Heather Mills’ Ex-Fiance Sues Vatican over £450m Property Deal

Pope Francis speaks during his weekly general audience on St. Peter's Square at the Vatica
TIZIANA FABI/AFP/Getty Images

ROME — Millionaire financier Raffaele Mincione has filed two claims against the Holy See at the UK High Court over the Vatican’s purchase of 60 Sloane Avenue, a prime Chelsea property slated for development into luxury apartments.

Mr. Mincione, former fiancé of the model Heather Mills, the ex-wife of Sir Paul McCartney, is the former owner of the disputed property. Today the building is owned by SA60 Ltd, which is ultimately governed by the Vatican’s Secretariat of State.

Last Wednesday, Italian police under Vatican authority seized Mr. Mincione’s phones and tablet computer at a Rome hotel. According to reports in Italian media, authorities believe that in brokering the 2012 London deal for the Vatican, Mincione acted with “evident conflict of interest” and that he used part of the Holy See’s funds for “personal gain.”

The Vatican allegedly lost some 18 million euros on the deal.

News of the £300-£450 million Vatican investment deal raised eyebrows when it was revealed that the Secretariat of State had employed funds obtained by the annual worldwide “Peter’s Pence” collection destined for the charitable works of the pope.

So far, the investigation has resulted in the sacking of 5 Vatican employees and has cast an unfavorable light upon Cardinal Angelo Becciu, who at the time was in charge of the general affairs of the Secretariat, as well as his successor in the post, Edgar Peña Parra, appointed by Pope Francis.

The pope, who has made financial reform a hallmark of his papacy, has been plagued with a series of financial scandals, leading to Vatican police raiding its own financial regulator, the suspension of senior officials, and the arrest of Mincione’s replacement, financial middleman Gianluigi Torzi, accused of extortion, embezzlement, aggravated fraud, and money laundering.

The Italian daily Corriere della Sera reported last December that the Vatican Secretariat of State had engaged in other questionable investments as well, sinking upwards of a million dollars to finance the Rocketman film, a steamy biopic of singer-songwriter Elton John with a graphic scene of gay sex.

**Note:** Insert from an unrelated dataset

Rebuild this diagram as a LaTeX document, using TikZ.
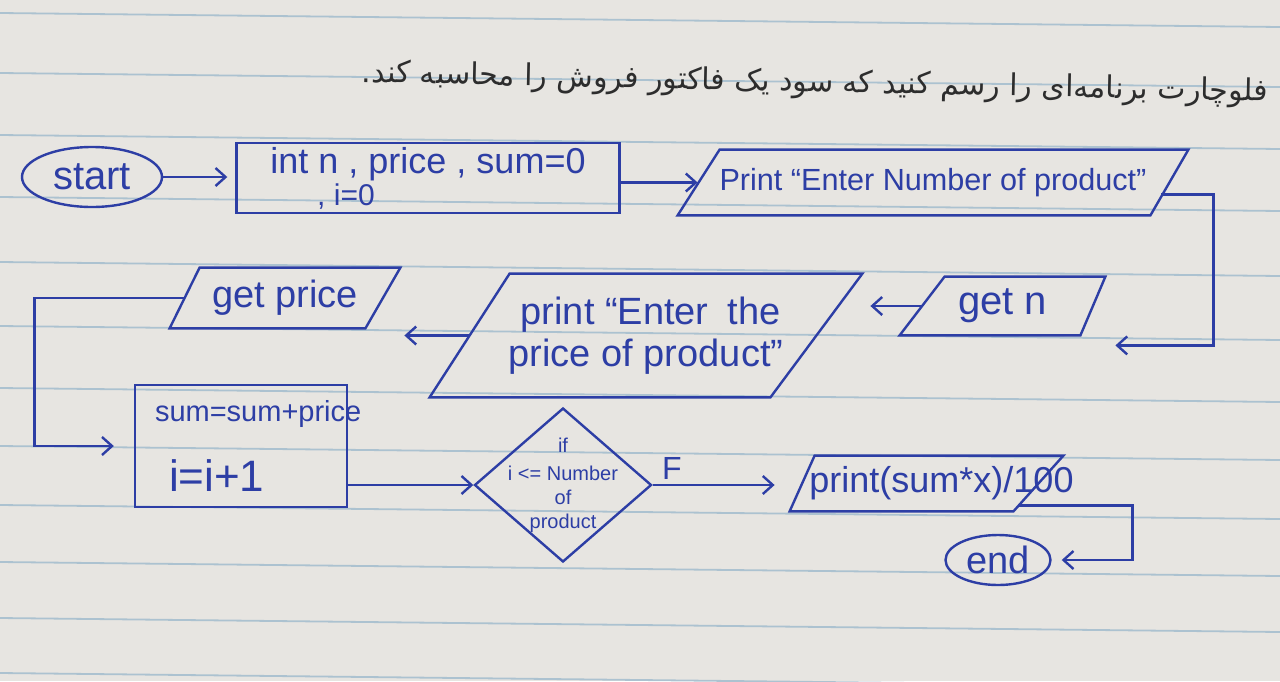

The Vatican also invested some €6 million to become a 25-percent partner in Lapo Elkann’s eyewear and “lifestyle products” company, using money donated by the Catholic faithful, as well as becoming a €10 million partner with industrialist Enrico Preziosi, the chairman of the Genoa soccer team, according to a report from Il Giornale.

Through his Luxembourg-based Athena Capital Fund, Mr. Mincione has now filed a commercial contract claim against the Holy See and his WRM Group filed a separate claim against SA60 Ltd. The details of the claims are not publicly available but Italian media suggest the counter-offensive is intended to embarrass the Vatican and put it on its heels while disputing appraisals of the value of the property in question.

The Vatican initially invested in partial ownership of the Sloane property (45 percent), but in 2018 Vatican officials purchased the building outright from Mincione.

In October of last year the Vatican authorities opened a criminal investigation into the deal, with the police conducting an unprecedented raid on the state’s financial authority.

Last November, Pope Francis declared that all Church investments should support ethical enterprises. “If from Peter’s Pence you invest in a weapons factory, the pence is not a pence there, eh?” he said.

Francis acknowledged at the time that the Secretariat of State’s investment in the Sloane Ave. London property development in Chelsea had caused a “scandal.”

“They have done things that do not seem clean,” he said.